Citation Numbers: 190 P. 647, 47 Cal. App. 368, 1920 Cal. App. LEXIS 577
Judges: Langdon
Filed Date: 5/5/1920
Status: Precedential
Modified Date: 11/3/2024
The petitioner applied for a writ of habeas corpus, alleging that he was illegally restrained of his liberty by the warden of the state penitentiary. Upon the hearing, it appeared that the petitioner, as prisoner No. 30164, was received at San Quentin prison, December 21, 1916, from Los Angeles County, for the crime of forgery, under sentence to serve a term of four years and six months. On this term he was allowed the credits provided for under section 1588 of the Penal Code, and the allowance of said credits reduced the term to a net sentence of three years, three months, and fifteen days, entitling him to discharge under that judgment and commitment on April 6, 1920. On that date, April 6, 1920, he was discharged as convict No. 30164, but has since been held in prison by virtue of another judgment and commitment under which he was received in prison on April 6, 1913, as prisoner No. 26423 from the county of Santa Barbara, for the crime of forgery under the sentence of eight years. The sentence imposed in Los Angeles County in 1916 was imposed to run concurrently with the first term, and was imposed while the petitioner was on parole.

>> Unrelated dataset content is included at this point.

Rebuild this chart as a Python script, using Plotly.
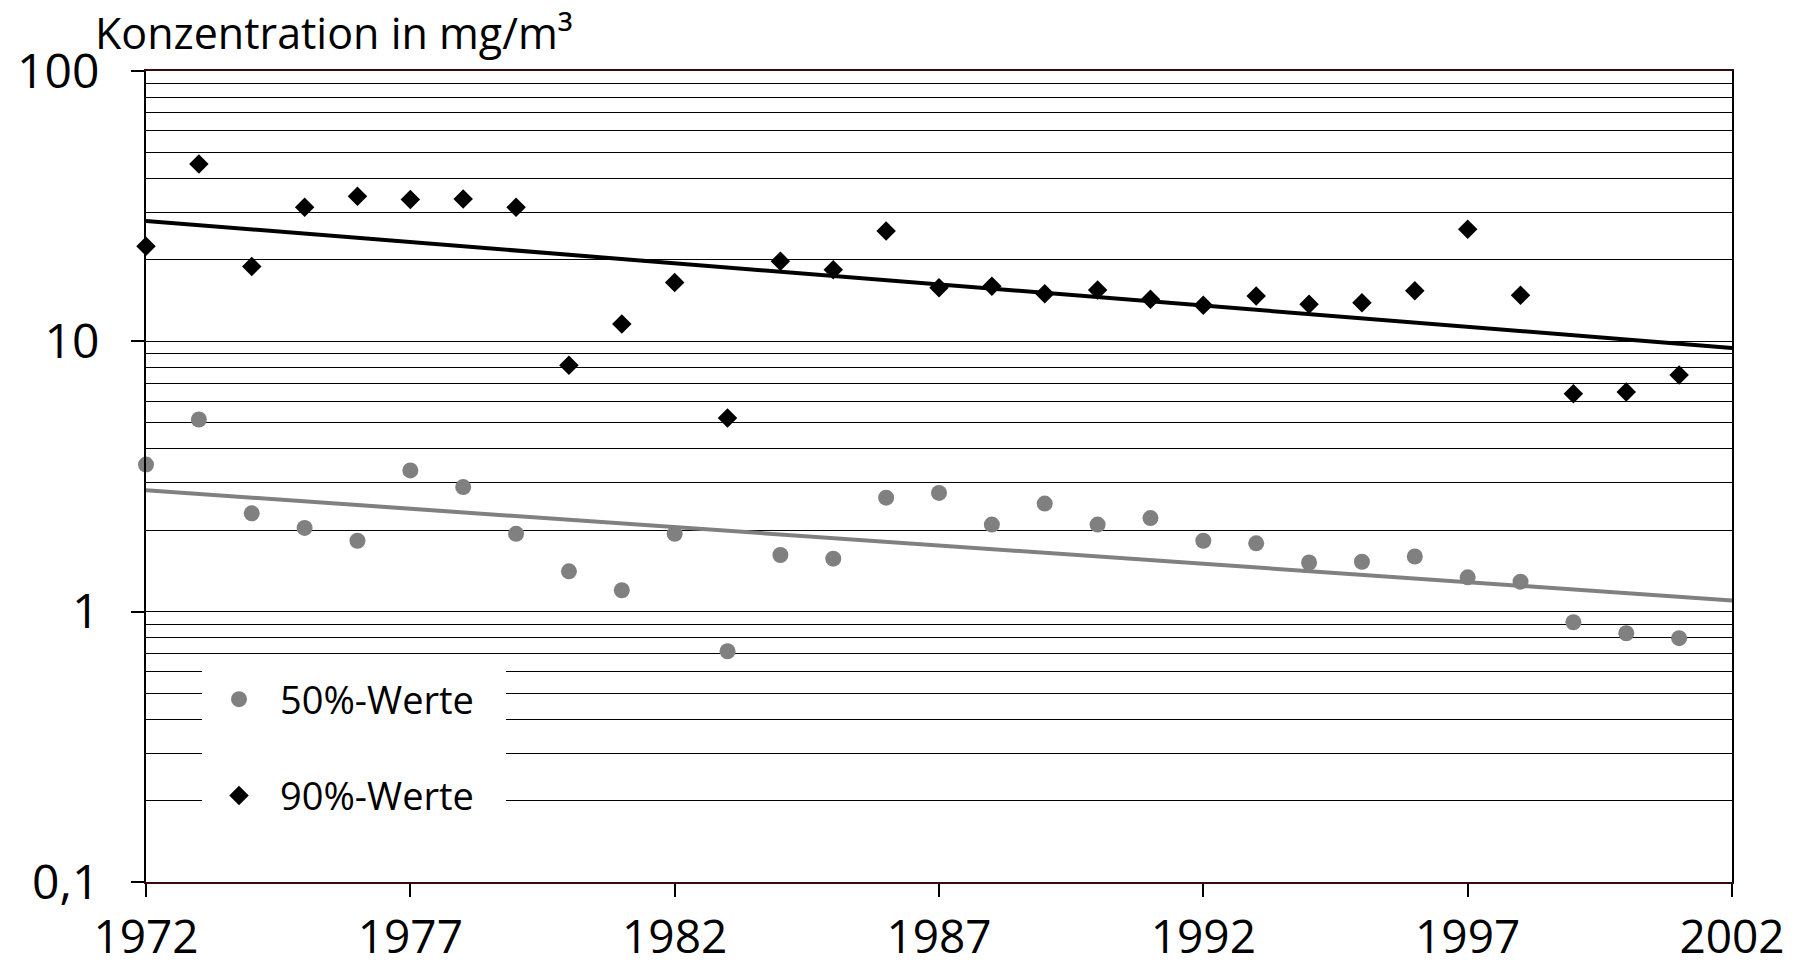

On June 30, 1916, the petitioner, while serving the eight-year sentence, was released on parole. On December 16, 1916, the state board of prison directors ordered the parole of the petitioner revoked. Thereafter, he was carried as a parole violator until he was returned to the prison on December 21, 1916, at which time he was received, as before stated, from Los Angeles County on a judgment of conviction of a similar crime.
On January 27, 1917, the board of prison directors heard charges preferred by the state parole officer, charging the *370 petitioner with a violation of his parole. The prisoner was called before the board and the charge explained to him and he admitted it to be true. The board of prison directors thereupon adopted a resolution ordering forfeiture of all credits earned or to be earned by petitioner on the sentence he was serving when he was paroled, as a result of which order, petitioner is required to serve the eight-year sentence which he began serving on April 6, 1913. This eight-year term, with the five days lost from December 16, 1916, the day his parole was revoked, until December 21, 1916, the day he was returned to prison, requires his being held in custody until April 11, 1921.
*371 The minutes of the hoard of prison directors show that the petitioner was brought before the board and the charge of forgery explained to him, which he admitted; whereupon, by resolution of said board, his credits, past and future, were forfeited. Petitioner urges that he was not charged with evil intent. The crime itself implies an evil intent; the two are inseparable.
The petitioner argues that as a matter of public policy, section 1588 of the Penal Code should be so construed as to give to the board of directors no power to forfeit credits which might be earned in the future, as such a procedure leaves a prisoner without hope and without incentive to good conduct. This is indeed unfortunate; but there are numerous considerations of public policy connected with the question—one of the most important being that paroled prisoners shall not violate their paroles. For the purpose of accomplishing this result, it is desirable that the board have power to inflict such penalties as will act as a deterrent. There is no doubt that under the powers given the board by section 1588 of the Penal Code, if petitioner had broken a law of the state while actually confined in the penitentiary, the board would have had the power to forfeit his credits, past and future, upon the term he was then serving. He cannot be in a bettér position by reason of the fact that at the time of his offense he was being extended special privileges by the board under its power to parole prisoners. The writ- is denied and the prisoner is remanded to the custody of the warden of the state penitentiary.
Brittain, J., and Nourse, J., concurred.